◆ **EXERCISE OBJECTIVE**: Faithfully return all lines, omitting every embedded picture.

◆ **AVAILABLE DATA**:
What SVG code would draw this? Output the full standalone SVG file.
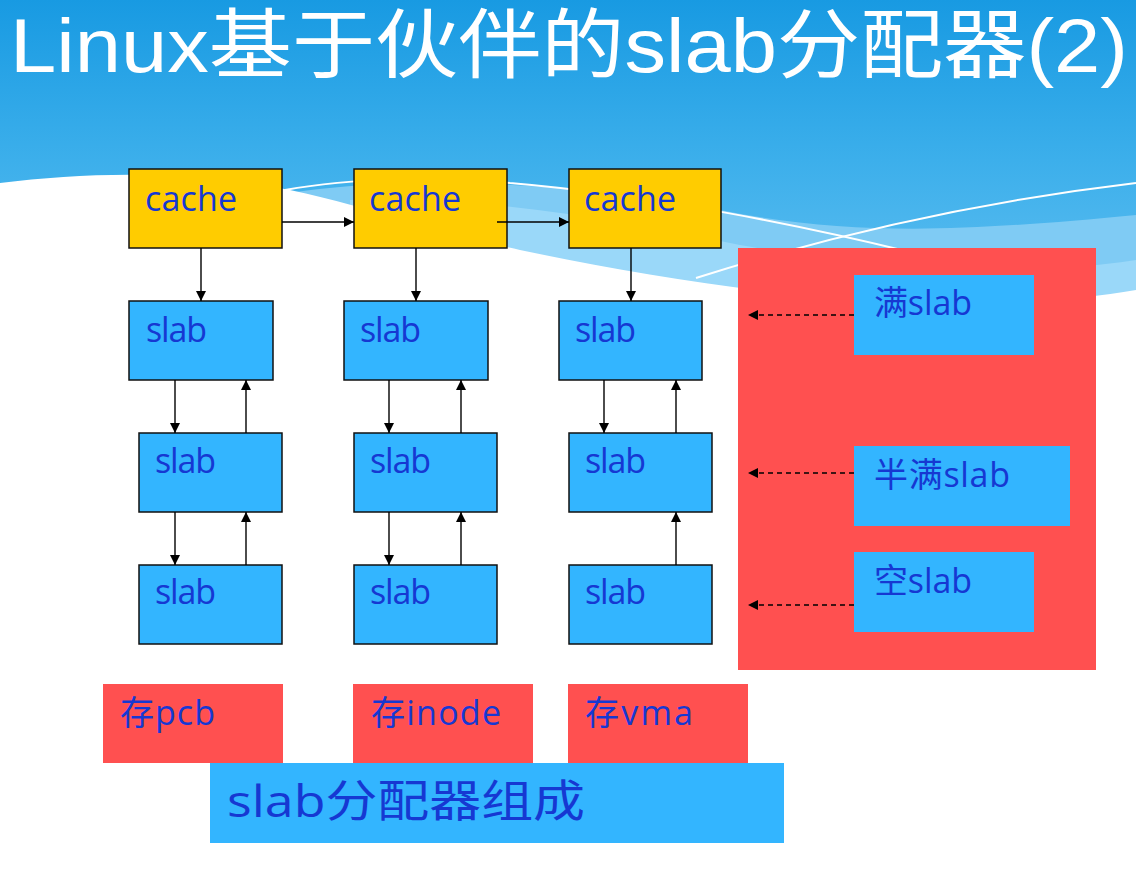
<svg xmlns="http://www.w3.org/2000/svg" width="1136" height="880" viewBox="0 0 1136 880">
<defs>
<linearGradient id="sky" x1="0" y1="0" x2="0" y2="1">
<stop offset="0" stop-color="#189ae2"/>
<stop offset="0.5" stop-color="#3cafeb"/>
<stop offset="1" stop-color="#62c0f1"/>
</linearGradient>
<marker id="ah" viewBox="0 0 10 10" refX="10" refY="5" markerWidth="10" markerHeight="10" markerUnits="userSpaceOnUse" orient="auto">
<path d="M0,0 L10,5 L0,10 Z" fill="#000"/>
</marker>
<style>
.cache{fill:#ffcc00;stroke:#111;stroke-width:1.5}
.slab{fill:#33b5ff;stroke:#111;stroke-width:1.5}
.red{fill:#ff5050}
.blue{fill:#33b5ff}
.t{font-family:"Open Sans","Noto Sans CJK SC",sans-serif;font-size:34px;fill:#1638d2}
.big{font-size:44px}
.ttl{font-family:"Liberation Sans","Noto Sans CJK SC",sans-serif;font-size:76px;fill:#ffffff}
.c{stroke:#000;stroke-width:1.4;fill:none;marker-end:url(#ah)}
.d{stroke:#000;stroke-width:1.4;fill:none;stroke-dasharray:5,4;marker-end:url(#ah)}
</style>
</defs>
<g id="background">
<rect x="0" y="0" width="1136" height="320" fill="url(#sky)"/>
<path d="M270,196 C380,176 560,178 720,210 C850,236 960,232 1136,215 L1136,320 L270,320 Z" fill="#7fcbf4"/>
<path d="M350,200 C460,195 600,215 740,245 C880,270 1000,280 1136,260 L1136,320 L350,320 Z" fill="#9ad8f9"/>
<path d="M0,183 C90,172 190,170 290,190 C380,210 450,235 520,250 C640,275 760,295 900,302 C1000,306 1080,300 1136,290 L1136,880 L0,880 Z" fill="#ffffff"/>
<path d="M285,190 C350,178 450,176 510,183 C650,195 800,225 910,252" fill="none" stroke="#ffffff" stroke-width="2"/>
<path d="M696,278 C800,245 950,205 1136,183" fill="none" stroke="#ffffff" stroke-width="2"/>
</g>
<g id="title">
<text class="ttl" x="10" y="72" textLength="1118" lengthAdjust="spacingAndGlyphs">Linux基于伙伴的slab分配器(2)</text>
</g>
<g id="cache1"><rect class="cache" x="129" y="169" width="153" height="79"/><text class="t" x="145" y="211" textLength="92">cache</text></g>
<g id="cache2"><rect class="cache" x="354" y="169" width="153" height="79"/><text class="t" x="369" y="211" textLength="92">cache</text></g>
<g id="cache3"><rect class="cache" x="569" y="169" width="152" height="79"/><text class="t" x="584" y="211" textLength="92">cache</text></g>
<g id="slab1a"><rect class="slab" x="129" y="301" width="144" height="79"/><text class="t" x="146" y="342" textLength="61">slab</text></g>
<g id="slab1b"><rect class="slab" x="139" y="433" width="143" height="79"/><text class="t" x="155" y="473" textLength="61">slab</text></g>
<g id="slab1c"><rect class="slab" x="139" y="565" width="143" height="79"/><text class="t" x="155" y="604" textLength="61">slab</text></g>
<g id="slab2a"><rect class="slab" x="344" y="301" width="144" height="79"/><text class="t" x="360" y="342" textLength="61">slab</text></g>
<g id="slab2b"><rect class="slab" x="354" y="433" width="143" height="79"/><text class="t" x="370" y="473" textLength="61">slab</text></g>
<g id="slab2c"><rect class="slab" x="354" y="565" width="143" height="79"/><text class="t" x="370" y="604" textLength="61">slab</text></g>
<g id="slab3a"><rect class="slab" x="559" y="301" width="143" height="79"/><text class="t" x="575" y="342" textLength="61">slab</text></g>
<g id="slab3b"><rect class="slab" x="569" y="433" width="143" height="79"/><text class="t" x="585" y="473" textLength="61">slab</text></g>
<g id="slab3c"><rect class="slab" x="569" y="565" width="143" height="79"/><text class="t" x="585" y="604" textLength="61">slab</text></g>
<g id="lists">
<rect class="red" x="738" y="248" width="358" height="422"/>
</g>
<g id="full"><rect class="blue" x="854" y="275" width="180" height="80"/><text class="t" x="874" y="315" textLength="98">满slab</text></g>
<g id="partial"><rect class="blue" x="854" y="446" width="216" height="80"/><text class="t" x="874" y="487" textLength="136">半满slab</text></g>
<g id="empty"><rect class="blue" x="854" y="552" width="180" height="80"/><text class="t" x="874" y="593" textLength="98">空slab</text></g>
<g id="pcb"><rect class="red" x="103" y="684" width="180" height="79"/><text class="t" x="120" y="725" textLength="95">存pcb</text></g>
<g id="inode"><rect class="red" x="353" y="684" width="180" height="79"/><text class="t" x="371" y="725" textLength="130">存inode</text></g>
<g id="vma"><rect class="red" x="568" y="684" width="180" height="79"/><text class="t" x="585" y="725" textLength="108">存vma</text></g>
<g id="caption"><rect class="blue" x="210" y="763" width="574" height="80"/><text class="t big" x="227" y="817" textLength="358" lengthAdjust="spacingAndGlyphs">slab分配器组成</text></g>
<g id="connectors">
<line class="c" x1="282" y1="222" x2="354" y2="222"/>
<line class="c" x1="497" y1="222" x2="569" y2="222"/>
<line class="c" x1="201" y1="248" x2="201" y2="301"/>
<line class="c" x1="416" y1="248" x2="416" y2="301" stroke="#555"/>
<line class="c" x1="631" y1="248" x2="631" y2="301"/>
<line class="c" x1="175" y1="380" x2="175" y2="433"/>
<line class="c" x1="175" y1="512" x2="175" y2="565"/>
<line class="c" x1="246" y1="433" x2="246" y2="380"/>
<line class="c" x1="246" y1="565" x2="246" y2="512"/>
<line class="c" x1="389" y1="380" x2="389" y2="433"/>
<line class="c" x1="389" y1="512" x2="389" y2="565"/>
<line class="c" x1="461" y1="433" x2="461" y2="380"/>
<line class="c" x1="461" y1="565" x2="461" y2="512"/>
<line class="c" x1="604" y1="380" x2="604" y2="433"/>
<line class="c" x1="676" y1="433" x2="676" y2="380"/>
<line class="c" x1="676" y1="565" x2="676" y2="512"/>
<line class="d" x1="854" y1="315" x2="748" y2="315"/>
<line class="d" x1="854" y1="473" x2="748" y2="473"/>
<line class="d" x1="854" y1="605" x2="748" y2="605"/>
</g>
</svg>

◆ **WORKED SOLUTION**:
What SVG code would draw this? Output the full standalone SVG file.
<svg xmlns="http://www.w3.org/2000/svg" width="1136" height="880" viewBox="0 0 1136 880">
<defs>
<linearGradient id="sky" x1="0" y1="0" x2="0" y2="1">
<stop offset="0" stop-color="#189ae2"/>
<stop offset="0.5" stop-color="#3cafeb"/>
<stop offset="1" stop-color="#62c0f1"/>
</linearGradient>
<marker id="ah" viewBox="0 0 10 10" refX="10" refY="5" markerWidth="10" markerHeight="10" markerUnits="userSpaceOnUse" orient="auto">
<path d="M0,0 L10,5 L0,10 Z" fill="#000"/>
</marker>
<style>
.cache{fill:#ffcc00;stroke:#111;stroke-width:1.5}
.slab{fill:#33b5ff;stroke:#111;stroke-width:1.5}
.red{fill:#ff5050}
.blue{fill:#33b5ff}
.t{font-family:"Open Sans","Noto Sans CJK SC",sans-serif;font-size:34px;fill:#1638d2}
.big{font-size:44px}
.ttl{font-family:"Liberation Sans","Noto Sans CJK SC",sans-serif;font-size:76px;fill:#ffffff}
.c{stroke:#000;stroke-width:1.4;fill:none;marker-end:url(#ah)}
.d{stroke:#000;stroke-width:1.4;fill:none;stroke-dasharray:5,4;marker-end:url(#ah)}
</style>
</defs>
<g id="background">
<rect x="0" y="0" width="1136" height="320" fill="url(#sky)"/>
<path d="M270,196 C380,176 560,178 720,210 C850,236 960,232 1136,215 L1136,320 L270,320 Z" fill="#7fcbf4"/>
<path d="M350,200 C460,195 600,215 740,245 C880,270 1000,280 1136,260 L1136,320 L350,320 Z" fill="#9ad8f9"/>
<path d="M0,183 C90,172 190,170 290,190 C380,210 450,235 520,250 C640,275 760,295 900,302 C1000,306 1080,300 1136,290 L1136,880 L0,880 Z" fill="#ffffff"/>
<path d="M285,190 C350,178 450,176 510,183 C650,195 800,225 910,252" fill="none" stroke="#ffffff" stroke-width="2"/>
<path d="M696,278 C800,245 950,205 1136,183" fill="none" stroke="#ffffff" stroke-width="2"/>
</g>
<g id="title">
<text class="ttl" x="10" y="72" textLength="1118" lengthAdjust="spacingAndGlyphs">Linux基于伙伴的slab分配器(2)</text>
</g>
<g id="cache1"><rect class="cache" x="129" y="169" width="153" height="79"/><text class="t" x="145" y="211" textLength="92">cache</text></g>
<g id="cache2"><rect class="cache" x="354" y="169" width="153" height="79"/><text class="t" x="369" y="211" textLength="92">cache</text></g>
<g id="cache3"><rect class="cache" x="569" y="169" width="152" height="79"/><text class="t" x="584" y="211" textLength="92">cache</text></g>
<g id="slab1a"><rect class="slab" x="129" y="301" width="144" height="79"/><text class="t" x="146" y="342" textLength="61">slab</text></g>
<g id="slab1b"><rect class="slab" x="139" y="433" width="143" height="79"/><text class="t" x="155" y="473" textLength="61">slab</text></g>
<g id="slab1c"><rect class="slab" x="139" y="565" width="143" height="79"/><text class="t" x="155" y="604" textLength="61">slab</text></g>
<g id="slab2a"><rect class="slab" x="344" y="301" width="144" height="79"/><text class="t" x="360" y="342" textLength="61">slab</text></g>
<g id="slab2b"><rect class="slab" x="354" y="433" width="143" height="79"/><text class="t" x="370" y="473" textLength="61">slab</text></g>
<g id="slab2c"><rect class="slab" x="354" y="565" width="143" height="79"/><text class="t" x="370" y="604" textLength="61">slab</text></g>
<g id="slab3a"><rect class="slab" x="559" y="301" width="143" height="79"/><text class="t" x="575" y="342" textLength="61">slab</text></g>
<g id="slab3b"><rect class="slab" x="569" y="433" width="143" height="79"/><text class="t" x="585" y="473" textLength="61">slab</text></g>
<g id="slab3c"><rect class="slab" x="569" y="565" width="143" height="79"/><text class="t" x="585" y="604" textLength="61">slab</text></g>
<g id="lists">
<rect class="red" x="738" y="248" width="358" height="422"/>
</g>
<g id="full"><rect class="blue" x="854" y="275" width="180" height="80"/><text class="t" x="874" y="315" textLength="98">满slab</text></g>
<g id="partial"><rect class="blue" x="854" y="446" width="216" height="80"/><text class="t" x="874" y="487" textLength="136">半满slab</text></g>
<g id="empty"><rect class="blue" x="854" y="552" width="180" height="80"/><text class="t" x="874" y="593" textLength="98">空slab</text></g>
<g id="pcb"><rect class="red" x="103" y="684" width="180" height="79"/><text class="t" x="120" y="725" textLength="95">存pcb</text></g>
<g id="inode"><rect class="red" x="353" y="684" width="180" height="79"/><text class="t" x="371" y="725" textLength="130">存inode</text></g>
<g id="vma"><rect class="red" x="568" y="684" width="180" height="79"/><text class="t" x="585" y="725" textLength="108">存vma</text></g>
<g id="caption"><rect class="blue" x="210" y="763" width="574" height="80"/><text class="t big" x="227" y="817" textLength="358" lengthAdjust="spacingAndGlyphs">slab分配器组成</text></g>
<g id="connectors">
<line class="c" x1="282" y1="222" x2="354" y2="222"/>
<line class="c" x1="497" y1="222" x2="569" y2="222"/>
<line class="c" x1="201" y1="248" x2="201" y2="301"/>
<line class="c" x1="416" y1="248" x2="416" y2="301" stroke="#555"/>
<line class="c" x1="631" y1="248" x2="631" y2="301"/>
<line class="c" x1="175" y1="380" x2="175" y2="433"/>
<line class="c" x1="175" y1="512" x2="175" y2="565"/>
<line class="c" x1="246" y1="433" x2="246" y2="380"/>
<line class="c" x1="246" y1="565" x2="246" y2="512"/>
<line class="c" x1="389" y1="380" x2="389" y2="433"/>
<line class="c" x1="389" y1="512" x2="389" y2="565"/>
<line class="c" x1="461" y1="433" x2="461" y2="380"/>
<line class="c" x1="461" y1="565" x2="461" y2="512"/>
<line class="c" x1="604" y1="380" x2="604" y2="433"/>
<line class="c" x1="676" y1="433" x2="676" y2="380"/>
<line class="c" x1="676" y1="565" x2="676" y2="512"/>
<line class="d" x1="854" y1="315" x2="748" y2="315"/>
<line class="d" x1="854" y1="473" x2="748" y2="473"/>
<line class="d" x1="854" y1="605" x2="748" y2="605"/>
</g>
</svg>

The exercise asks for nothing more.